— start PROVIDED DATA —

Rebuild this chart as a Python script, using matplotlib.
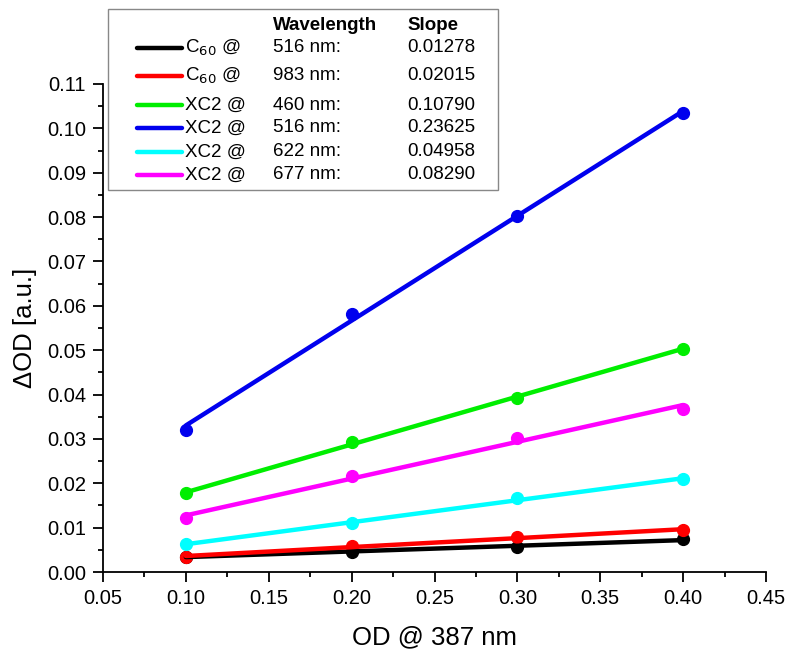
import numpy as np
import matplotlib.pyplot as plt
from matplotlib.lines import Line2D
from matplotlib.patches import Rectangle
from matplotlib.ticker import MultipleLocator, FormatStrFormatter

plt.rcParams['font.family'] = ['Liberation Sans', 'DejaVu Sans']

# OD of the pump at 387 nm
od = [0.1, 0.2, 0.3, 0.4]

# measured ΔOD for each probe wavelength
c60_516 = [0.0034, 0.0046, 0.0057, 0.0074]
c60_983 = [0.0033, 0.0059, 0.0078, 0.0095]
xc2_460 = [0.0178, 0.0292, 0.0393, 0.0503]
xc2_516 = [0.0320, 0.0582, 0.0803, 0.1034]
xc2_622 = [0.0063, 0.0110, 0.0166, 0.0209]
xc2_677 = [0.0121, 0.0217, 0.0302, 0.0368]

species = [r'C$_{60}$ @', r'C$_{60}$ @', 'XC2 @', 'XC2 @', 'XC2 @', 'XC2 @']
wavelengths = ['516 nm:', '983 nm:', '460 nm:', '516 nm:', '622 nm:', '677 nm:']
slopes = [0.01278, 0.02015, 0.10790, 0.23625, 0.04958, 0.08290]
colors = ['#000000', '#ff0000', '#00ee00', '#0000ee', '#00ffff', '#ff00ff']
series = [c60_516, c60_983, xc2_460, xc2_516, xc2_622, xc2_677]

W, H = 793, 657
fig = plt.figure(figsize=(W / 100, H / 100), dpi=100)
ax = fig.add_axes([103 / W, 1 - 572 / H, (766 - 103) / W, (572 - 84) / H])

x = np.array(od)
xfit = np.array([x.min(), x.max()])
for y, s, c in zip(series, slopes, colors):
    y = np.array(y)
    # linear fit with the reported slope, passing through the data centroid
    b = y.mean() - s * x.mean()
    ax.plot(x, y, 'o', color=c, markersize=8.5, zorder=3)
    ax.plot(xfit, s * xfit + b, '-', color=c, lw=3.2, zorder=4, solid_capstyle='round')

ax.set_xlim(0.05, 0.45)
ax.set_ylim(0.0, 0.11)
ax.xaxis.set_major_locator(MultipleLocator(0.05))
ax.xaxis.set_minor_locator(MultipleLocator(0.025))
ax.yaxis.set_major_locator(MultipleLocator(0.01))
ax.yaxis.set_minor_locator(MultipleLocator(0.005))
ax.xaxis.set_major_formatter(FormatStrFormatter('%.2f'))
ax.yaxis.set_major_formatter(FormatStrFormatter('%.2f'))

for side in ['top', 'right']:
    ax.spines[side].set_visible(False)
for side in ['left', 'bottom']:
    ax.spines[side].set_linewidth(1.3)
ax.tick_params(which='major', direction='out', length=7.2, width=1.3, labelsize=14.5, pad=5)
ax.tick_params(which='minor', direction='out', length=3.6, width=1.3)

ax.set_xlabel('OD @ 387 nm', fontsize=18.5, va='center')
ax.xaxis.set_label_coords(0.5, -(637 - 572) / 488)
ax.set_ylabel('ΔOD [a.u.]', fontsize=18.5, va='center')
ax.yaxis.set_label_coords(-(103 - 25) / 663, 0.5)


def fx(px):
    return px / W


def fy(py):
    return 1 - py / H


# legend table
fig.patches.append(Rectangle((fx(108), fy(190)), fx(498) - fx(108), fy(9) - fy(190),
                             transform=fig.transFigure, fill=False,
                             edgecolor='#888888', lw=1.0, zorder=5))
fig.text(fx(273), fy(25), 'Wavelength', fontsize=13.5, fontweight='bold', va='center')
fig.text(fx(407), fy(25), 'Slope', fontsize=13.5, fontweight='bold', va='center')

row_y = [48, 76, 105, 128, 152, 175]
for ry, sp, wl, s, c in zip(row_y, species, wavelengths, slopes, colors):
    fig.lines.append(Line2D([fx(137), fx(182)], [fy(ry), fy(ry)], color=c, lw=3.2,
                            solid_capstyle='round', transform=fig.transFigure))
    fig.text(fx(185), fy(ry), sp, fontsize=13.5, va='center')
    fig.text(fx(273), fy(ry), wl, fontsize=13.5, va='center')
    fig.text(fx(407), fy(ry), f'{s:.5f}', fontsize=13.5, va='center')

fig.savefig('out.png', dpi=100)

— end PROVIDED DATA —

= SHORT PROBLEM =
Leave out the pictures, then repeat the listing above exactly from its first line to the line with "ax = fig.add_axes([103", inclusive.

= FULL OUTPUT =
Rebuild this chart as a Python script, using matplotlib.
import numpy as np
import matplotlib.pyplot as plt
from matplotlib.lines import Line2D
from matplotlib.patches import Rectangle
from matplotlib.ticker import MultipleLocator, FormatStrFormatter

plt.rcParams['font.family'] = ['Liberation Sans', 'DejaVu Sans']

# OD of the pump at 387 nm
od = [0.1, 0.2, 0.3, 0.4]

# measured ΔOD for each probe wavelength
c60_516 = [0.0034, 0.0046, 0.0057, 0.0074]
c60_983 = [0.0033, 0.0059, 0.0078, 0.0095]
xc2_460 = [0.0178, 0.0292, 0.0393, 0.0503]
xc2_516 = [0.0320, 0.0582, 0.0803, 0.1034]
xc2_622 = [0.0063, 0.0110, 0.0166, 0.0209]
xc2_677 = [0.0121, 0.0217, 0.0302, 0.0368]

species = [r'C$_{60}$ @', r'C$_{60}$ @', 'XC2 @', 'XC2 @', 'XC2 @', 'XC2 @']
wavelengths = ['516 nm:', '983 nm:', '460 nm:', '516 nm:', '622 nm:', '677 nm:']
slopes = [0.01278, 0.02015, 0.10790, 0.23625, 0.04958, 0.08290]
colors = ['#000000', '#ff0000', '#00ee00', '#0000ee', '#00ffff', '#ff00ff']
series = [c60_516, c60_983, xc2_460, xc2_516, xc2_622, xc2_677]

W, H = 793, 657
fig = plt.figure(figsize=(W / 100, H / 100), dpi=100)
ax = fig.add_axes([103 / W, 1 - 572 / H, (766 - 103) / W, (572 - 84) / H])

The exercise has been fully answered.